= Material to process =
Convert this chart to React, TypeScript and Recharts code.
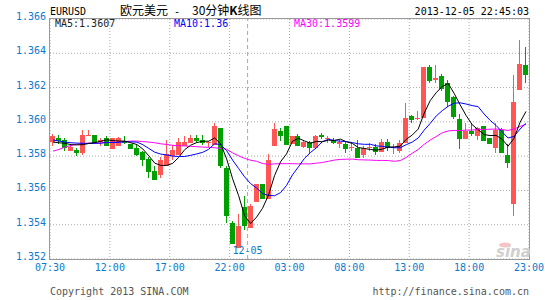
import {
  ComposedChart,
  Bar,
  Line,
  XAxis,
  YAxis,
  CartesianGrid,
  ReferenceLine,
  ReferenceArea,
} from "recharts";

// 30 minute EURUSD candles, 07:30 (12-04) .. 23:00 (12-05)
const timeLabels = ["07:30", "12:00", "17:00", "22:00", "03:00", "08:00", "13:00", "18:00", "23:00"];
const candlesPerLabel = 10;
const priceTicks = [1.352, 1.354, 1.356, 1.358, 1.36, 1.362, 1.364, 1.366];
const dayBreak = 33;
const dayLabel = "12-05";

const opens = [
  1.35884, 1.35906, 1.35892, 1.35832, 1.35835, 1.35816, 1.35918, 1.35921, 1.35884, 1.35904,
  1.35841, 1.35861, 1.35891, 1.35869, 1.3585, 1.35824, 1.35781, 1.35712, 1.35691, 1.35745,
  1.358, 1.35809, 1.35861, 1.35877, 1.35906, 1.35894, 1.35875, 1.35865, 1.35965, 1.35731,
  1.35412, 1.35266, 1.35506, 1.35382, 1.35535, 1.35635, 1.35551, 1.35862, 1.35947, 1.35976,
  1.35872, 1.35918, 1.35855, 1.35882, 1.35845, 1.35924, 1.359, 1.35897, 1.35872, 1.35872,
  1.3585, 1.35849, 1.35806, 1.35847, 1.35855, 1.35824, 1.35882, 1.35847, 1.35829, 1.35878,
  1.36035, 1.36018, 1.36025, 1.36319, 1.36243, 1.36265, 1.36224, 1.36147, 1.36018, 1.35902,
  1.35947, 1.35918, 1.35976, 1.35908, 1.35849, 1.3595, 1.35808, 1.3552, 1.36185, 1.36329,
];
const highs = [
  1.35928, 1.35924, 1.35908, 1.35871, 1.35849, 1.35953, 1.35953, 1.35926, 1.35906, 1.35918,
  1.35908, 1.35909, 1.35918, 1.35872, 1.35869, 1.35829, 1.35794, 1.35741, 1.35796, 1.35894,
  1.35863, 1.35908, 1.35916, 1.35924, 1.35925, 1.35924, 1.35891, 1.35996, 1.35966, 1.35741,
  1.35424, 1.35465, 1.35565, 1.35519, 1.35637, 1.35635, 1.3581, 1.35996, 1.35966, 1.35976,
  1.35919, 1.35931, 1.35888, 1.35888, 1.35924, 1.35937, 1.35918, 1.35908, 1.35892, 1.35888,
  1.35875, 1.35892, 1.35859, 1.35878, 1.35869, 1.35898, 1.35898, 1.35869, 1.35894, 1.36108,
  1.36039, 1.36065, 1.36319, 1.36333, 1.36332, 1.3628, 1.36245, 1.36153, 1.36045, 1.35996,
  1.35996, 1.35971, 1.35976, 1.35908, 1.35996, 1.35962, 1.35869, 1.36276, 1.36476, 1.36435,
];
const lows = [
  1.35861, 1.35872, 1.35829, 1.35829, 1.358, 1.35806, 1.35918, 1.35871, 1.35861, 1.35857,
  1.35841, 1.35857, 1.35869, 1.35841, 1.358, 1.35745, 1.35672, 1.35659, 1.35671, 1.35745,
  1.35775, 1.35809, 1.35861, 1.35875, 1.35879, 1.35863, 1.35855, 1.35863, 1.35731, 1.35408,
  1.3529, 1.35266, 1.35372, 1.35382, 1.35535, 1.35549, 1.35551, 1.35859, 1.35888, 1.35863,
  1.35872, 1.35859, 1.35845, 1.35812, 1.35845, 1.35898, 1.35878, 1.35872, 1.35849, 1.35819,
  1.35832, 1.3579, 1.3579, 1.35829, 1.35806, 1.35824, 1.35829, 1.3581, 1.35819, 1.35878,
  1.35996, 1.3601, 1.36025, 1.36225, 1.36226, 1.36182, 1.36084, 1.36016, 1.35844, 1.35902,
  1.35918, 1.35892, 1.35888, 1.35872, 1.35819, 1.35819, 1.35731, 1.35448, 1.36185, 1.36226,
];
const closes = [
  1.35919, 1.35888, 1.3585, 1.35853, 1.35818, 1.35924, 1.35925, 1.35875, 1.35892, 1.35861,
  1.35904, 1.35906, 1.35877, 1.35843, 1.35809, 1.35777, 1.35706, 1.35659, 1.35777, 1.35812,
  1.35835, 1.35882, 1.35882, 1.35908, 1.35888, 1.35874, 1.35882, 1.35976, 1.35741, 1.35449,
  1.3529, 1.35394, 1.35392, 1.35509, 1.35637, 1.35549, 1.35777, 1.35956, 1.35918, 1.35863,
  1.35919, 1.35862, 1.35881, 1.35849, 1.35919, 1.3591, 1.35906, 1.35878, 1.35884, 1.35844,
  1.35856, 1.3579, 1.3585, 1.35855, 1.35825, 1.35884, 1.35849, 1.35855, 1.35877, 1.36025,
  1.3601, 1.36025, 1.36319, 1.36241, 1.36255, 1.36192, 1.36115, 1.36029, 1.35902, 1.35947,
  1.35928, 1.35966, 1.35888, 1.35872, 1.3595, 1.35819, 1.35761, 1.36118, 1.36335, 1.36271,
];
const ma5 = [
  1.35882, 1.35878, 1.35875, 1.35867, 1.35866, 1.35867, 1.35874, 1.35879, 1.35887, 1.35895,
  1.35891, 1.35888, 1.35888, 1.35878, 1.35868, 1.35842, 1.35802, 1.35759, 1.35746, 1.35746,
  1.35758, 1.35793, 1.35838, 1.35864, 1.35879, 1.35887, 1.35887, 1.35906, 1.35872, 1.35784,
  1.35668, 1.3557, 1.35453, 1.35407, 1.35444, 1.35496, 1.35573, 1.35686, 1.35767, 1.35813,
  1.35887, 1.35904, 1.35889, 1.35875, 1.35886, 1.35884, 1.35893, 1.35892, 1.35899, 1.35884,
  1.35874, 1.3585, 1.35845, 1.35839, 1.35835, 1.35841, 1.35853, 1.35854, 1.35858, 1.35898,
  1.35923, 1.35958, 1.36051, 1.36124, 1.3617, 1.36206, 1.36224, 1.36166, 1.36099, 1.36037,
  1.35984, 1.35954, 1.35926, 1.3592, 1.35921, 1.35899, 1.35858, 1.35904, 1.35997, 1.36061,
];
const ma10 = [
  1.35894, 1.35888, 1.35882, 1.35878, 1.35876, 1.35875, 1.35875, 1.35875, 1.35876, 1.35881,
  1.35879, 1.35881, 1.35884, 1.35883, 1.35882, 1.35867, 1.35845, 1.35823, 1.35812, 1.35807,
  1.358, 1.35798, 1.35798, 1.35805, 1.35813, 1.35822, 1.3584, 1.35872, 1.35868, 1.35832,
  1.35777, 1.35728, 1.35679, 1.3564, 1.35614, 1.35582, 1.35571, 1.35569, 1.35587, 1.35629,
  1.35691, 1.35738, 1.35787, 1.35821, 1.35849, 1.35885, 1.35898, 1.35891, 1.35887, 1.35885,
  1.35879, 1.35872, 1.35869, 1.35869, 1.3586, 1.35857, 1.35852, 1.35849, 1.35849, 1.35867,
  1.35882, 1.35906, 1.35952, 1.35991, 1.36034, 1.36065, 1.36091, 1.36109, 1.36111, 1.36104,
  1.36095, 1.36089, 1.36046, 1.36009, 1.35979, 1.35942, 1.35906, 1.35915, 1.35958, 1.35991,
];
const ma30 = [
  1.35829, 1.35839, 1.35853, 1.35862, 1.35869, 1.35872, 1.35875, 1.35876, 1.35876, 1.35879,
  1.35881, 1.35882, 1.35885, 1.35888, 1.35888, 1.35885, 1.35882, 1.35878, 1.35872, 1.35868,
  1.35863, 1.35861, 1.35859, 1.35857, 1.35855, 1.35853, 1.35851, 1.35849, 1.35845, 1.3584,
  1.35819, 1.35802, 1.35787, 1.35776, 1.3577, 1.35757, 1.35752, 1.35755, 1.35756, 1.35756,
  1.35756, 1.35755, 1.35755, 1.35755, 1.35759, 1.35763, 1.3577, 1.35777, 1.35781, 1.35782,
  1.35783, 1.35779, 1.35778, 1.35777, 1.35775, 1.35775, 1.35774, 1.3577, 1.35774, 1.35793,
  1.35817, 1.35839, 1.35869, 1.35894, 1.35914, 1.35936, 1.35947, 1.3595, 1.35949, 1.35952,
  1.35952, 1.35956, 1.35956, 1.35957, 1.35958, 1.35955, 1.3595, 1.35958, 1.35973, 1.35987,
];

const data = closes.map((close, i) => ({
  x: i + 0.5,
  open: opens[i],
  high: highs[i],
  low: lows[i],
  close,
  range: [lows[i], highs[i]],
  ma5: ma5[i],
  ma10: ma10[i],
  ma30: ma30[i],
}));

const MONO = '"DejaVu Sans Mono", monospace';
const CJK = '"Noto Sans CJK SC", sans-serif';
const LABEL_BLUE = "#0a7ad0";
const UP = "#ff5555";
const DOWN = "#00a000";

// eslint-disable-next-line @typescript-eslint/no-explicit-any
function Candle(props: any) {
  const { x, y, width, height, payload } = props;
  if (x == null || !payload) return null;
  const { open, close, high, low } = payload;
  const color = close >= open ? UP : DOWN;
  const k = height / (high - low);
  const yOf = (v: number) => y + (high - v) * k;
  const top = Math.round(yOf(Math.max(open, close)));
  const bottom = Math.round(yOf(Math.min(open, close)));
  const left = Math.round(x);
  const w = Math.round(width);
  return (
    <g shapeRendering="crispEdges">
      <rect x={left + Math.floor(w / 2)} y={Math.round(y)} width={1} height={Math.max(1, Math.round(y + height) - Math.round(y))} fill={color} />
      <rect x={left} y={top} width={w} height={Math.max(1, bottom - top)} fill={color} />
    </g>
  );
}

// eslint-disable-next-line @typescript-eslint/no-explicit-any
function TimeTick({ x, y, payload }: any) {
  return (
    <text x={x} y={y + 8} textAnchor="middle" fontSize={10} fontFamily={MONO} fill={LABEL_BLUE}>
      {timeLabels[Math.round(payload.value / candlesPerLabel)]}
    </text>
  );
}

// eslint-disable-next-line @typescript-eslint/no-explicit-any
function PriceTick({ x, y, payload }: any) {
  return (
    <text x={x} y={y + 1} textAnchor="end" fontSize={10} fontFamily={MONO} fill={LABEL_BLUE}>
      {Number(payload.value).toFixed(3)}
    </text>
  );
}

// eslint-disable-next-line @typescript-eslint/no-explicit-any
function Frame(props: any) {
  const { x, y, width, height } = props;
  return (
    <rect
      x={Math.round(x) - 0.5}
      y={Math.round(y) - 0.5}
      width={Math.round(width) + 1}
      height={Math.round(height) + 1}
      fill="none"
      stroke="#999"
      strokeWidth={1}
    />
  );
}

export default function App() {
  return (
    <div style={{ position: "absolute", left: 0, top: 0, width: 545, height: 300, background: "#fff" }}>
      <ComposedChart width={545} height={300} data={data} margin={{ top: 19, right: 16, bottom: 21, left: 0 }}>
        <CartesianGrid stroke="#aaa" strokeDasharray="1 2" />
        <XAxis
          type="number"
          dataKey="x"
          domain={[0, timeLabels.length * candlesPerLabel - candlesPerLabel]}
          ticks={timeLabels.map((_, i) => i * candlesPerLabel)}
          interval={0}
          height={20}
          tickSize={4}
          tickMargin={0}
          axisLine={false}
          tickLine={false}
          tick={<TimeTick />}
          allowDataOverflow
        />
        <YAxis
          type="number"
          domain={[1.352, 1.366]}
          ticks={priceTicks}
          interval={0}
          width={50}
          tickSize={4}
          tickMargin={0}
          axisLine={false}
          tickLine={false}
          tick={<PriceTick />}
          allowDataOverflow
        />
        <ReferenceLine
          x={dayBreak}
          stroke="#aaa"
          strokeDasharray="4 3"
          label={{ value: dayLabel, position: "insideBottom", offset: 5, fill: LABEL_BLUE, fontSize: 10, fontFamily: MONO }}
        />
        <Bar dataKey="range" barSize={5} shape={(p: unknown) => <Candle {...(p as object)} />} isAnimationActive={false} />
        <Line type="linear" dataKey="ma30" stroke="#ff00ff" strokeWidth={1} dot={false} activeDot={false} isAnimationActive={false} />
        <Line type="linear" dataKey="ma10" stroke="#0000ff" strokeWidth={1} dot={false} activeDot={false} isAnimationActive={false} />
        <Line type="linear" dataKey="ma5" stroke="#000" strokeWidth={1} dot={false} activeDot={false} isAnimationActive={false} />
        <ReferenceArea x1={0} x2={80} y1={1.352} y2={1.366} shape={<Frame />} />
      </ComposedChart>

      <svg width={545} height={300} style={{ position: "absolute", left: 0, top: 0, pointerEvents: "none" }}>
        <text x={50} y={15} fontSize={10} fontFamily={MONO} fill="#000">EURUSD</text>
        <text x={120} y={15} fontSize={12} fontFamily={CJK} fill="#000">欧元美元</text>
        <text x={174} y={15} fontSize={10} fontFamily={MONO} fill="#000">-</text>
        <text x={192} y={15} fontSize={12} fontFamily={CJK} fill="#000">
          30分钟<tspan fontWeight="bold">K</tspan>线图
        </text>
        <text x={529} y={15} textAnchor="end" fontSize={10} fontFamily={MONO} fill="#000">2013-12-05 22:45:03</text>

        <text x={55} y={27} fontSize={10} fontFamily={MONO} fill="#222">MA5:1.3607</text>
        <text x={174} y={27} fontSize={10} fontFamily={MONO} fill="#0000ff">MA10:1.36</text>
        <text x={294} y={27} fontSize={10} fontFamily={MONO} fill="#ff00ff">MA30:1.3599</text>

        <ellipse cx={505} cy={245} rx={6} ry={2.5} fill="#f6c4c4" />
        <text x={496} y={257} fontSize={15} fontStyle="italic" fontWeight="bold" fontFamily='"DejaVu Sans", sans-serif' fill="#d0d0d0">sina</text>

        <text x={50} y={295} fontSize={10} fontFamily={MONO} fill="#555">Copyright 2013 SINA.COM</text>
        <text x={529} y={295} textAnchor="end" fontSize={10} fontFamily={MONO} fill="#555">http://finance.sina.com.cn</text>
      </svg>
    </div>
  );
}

---

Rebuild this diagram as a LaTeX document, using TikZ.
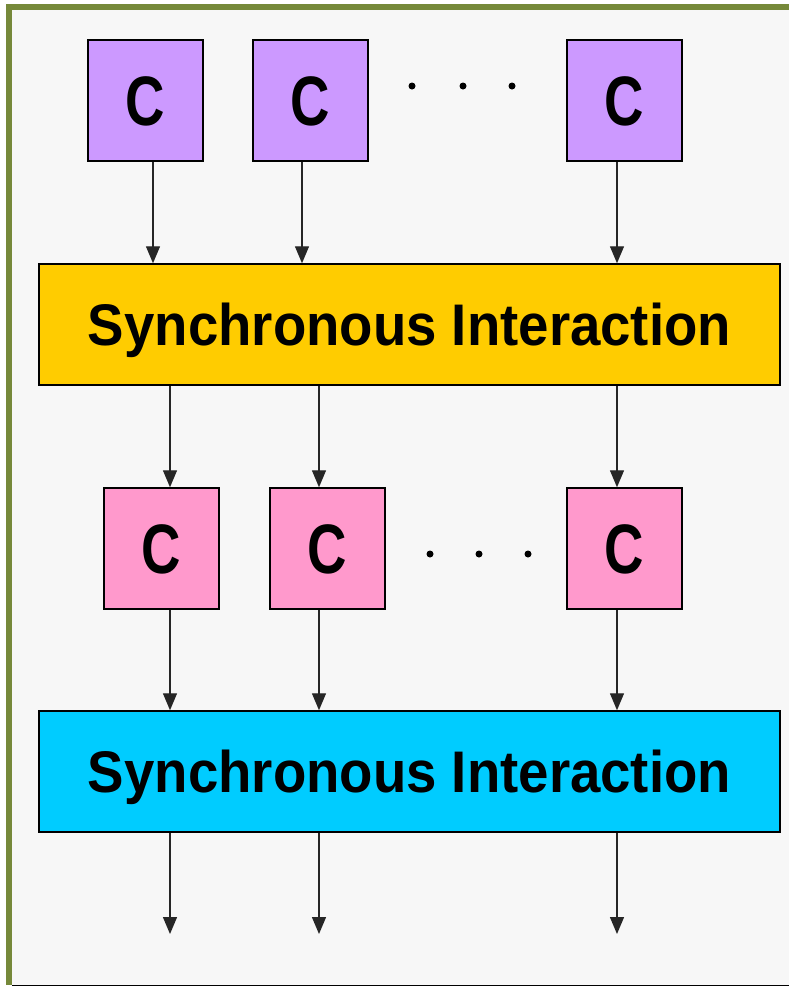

= Request =
In the records, locate each line holding the string "this" and copy it.

= Answer =
Convert this chart to React, TypeScript and Recharts code.
Rebuild this diagram as a LaTeX document, using TikZ.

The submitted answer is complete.